All the Employees of the Company including the General Manager and the Executive Chairman are members of the Company's Provident Fund, which is a defined contribution scheme. No other additional pension schemes exist for any of the Executive Members of the Board.

Employment contracts

Employment of Executive Directors are for indefinite periods, however notice periods do not exceed one year as per the requirements of the Corporate Governance Code. In case of termination by the Company of the employment of Executive Directors, prior to their retirement, the Company has to compensate the Executive Directors according to the provisions of the Law.

Non-Executive Directors

The remuneration of the Directors, both Executives and non-Executives, for services rendered to the Company as Directors, is determined by the annual general meeting of the Company on the proposal of the Board. The non-Executive Directors have letters of appointment for a three-year term. They do not participate in any profit sharing, share option or other incentive scheme. The remunerations for each of the Directors for 2013 were €6.000 and €8.000 for the Chairman and €200 per meeting for attendance in person.

The remuneration of the Directors, Executives and non-Executives, under their capacity as Directors of the Company and as members of the Board of Directors' Committees as well as under their capacity as Executive Directors for 2013 was as follows:

Directors Fees as Members
of the Board and
its Committees
Fees and
emoluments
as
Executives
Other
Benefits
Social
Benefits
Provident
Fund
Total
Remuneration
Executive Directors
Antonios Antoniou 12.000 85.000 4.800 4.624 5.718 112.142
Maurizio Caneppele 3.874 3.874
Fabrizio Donegà 3.726 - - - - 3.726
Non-Executive Directors
George St. Galatariotis 10.200 - - - - 10.200
Costas St.
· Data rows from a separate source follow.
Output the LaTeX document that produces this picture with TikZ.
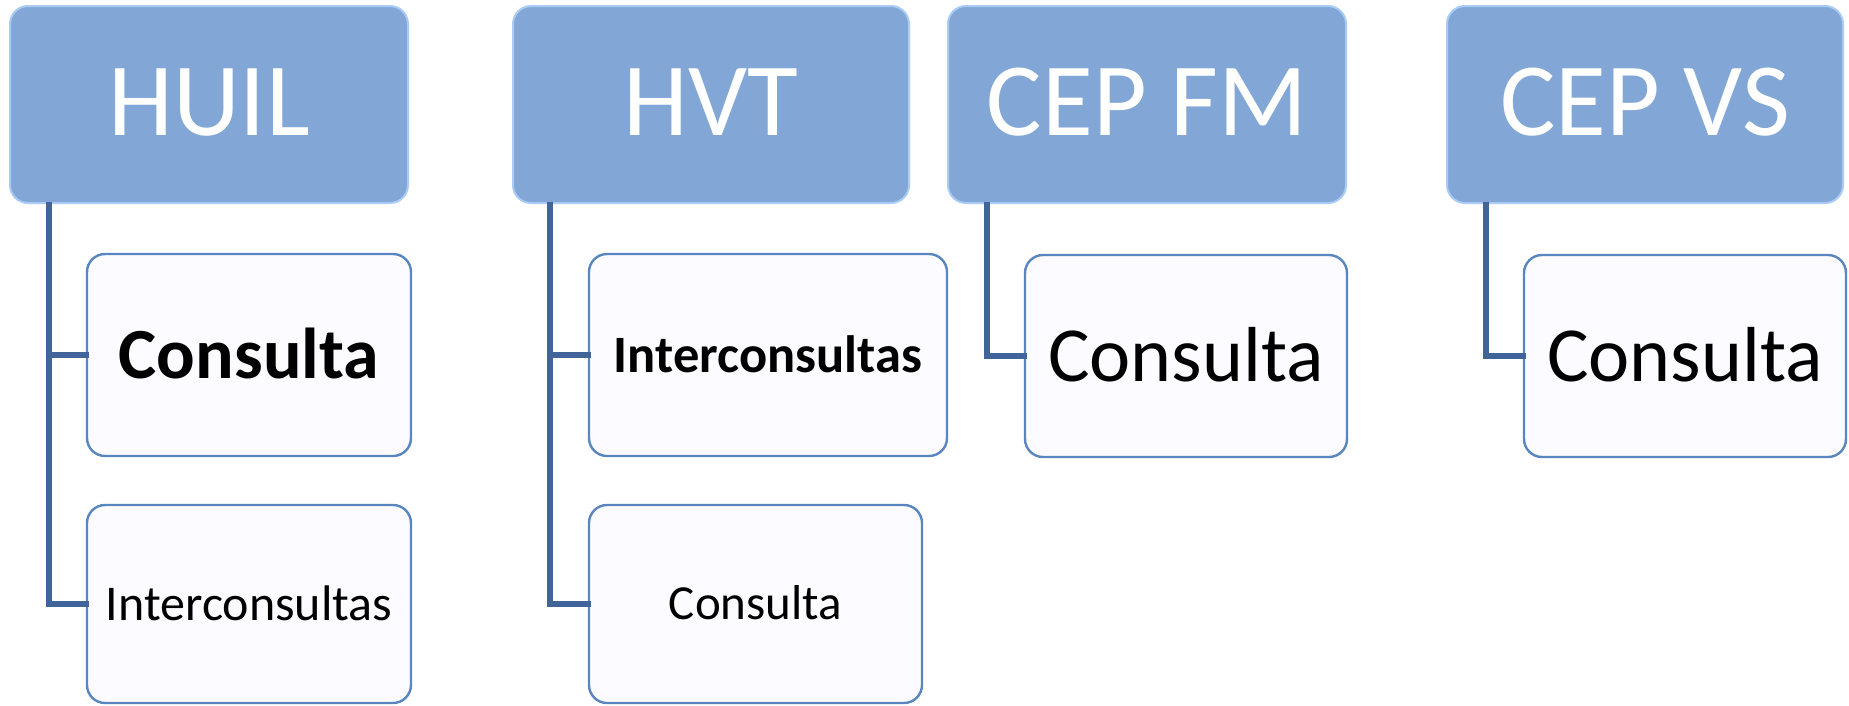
\documentclass[tikz,border=0pt]{standalone}
\usepackage{fontspec}
\setmainfont{Carlito}
\definecolor{hdrfill}{HTML}{82A7D7}
\definecolor{hdredge}{HTML}{A9CBF5}
\definecolor{boxfill}{HTML}{FCFBFF}
\definecolor{boxedge}{HTML}{5A86C0}
\definecolor{conncol}{HTML}{41659A}
\tikzset{
  hdrbox/.style={rectangle, rounded corners=18pt, fill=hdrfill, draw=hdredge, line width=2pt,
    text=white, font=\fontsize{104}{110}\selectfont, minimum height=197pt,
    inner sep=0pt, text height=67pt, text depth=6pt},
  kidbox/.style={rectangle, rounded corners=18pt, fill=boxfill, draw=boxedge, line width=2.4pt,
    text=black, inner sep=0pt, text depth=0pt},
  conn/.style={draw=conncol, line width=5.5pt, line cap=rect},
}
\begin{document}
\begin{tikzpicture}[x=1pt,y=-1pt]
\useasboundingbox (0,0) rectangle (1849,705);
% headers
\node[hdrbox, minimum width=398pt] (huil) at (209,104.5) {HUIL};
\node[hdrbox, minimum width=396pt] (hvt) at (711,104.5) {HVT};
\node[hdrbox, minimum width=398pt] (cepfm) at (1147,104.5) {CEP FM};
\node[hdrbox, minimum width=396pt] (cepvs) at (1645,104.5) {CEP VS};
% children
\node[kidbox, minimum width=324pt, minimum height=202pt, text height=46pt, font=\bfseries\fontsize{72}{80}\selectfont] (huilc1) at (249,355) {Consulta};
\node[kidbox, minimum width=324pt, minimum height=198pt, text height=32pt, font=\fontsize{50}{56}\selectfont] (huilc2) at (249,604) {Interconsultas};
\node[kidbox, minimum width=358pt, minimum height=202pt, text height=34pt, font=\bfseries\fontsize{52.5}{58}\selectfont] (hvtc1) at (768,355) {Interconsultas};
\node[kidbox, minimum width=333pt, minimum height=198pt, text height=31.5pt, font=\fontsize{49}{56}\selectfont] (hvtc2) at (755.5,604) {Consulta};
\node[kidbox, minimum width=322pt, minimum height=202pt, text height=50pt, font=\fontsize{78}{86}\selectfont] (fmc) at (1186,356) {Consulta};
\node[kidbox, minimum width=322pt, minimum height=202pt, text height=50pt, font=\fontsize{78}{86}\selectfont] (vsc) at (1685,356) {Consulta};
% connector start points
\coordinate (huilT) at (49,205);
\coordinate (hvtT) at (550,205);
\coordinate (fmT) at (987,205);
\coordinate (vsT) at (1486,205);
\draw[conn] (huilT) |- (huilc2.west);
\draw[conn] (huilT) |- (huilc1.west);
\draw[conn] (hvtT) |- (hvtc2.west);
\draw[conn] (hvtT) |- (hvtc1.west);
\draw[conn] (fmT) |- (fmc.west);
\draw[conn] (vsT) |- (vsc.west);
\end{tikzpicture}
\end{document}
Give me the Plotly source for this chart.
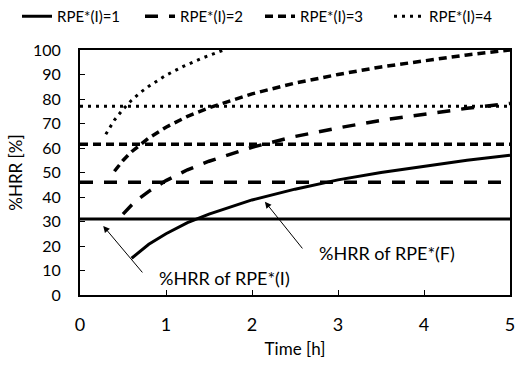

Galatariotis 8.400 - - - - 8.400
Stavros G. Galatariotis 8.000 - - - - 8.000
Costas Koutsos 7.800 - - - - 7.800
Charalambos Panayiotou 10.400 - - - - 10.400
Leondios Lazarou 11.200 - - - - 11.200
Serge Schmidt 7.200 - - - - 7.200
Rena Rouvitha Panou 7.200 - - - - 7.200
Maurizio Mansi Montenegro 3.274 3.274
Paolo Catani 3.326 - - - - 3.326
96.600 85.000 4.800 4.624 5.718 196.742

Loans and guarantees granted to Directors

No loans and/or guarantees were granted to the Directors of the Company or to Directors of any subsidiary company or to their related parties by the Company and its subsidiary companies.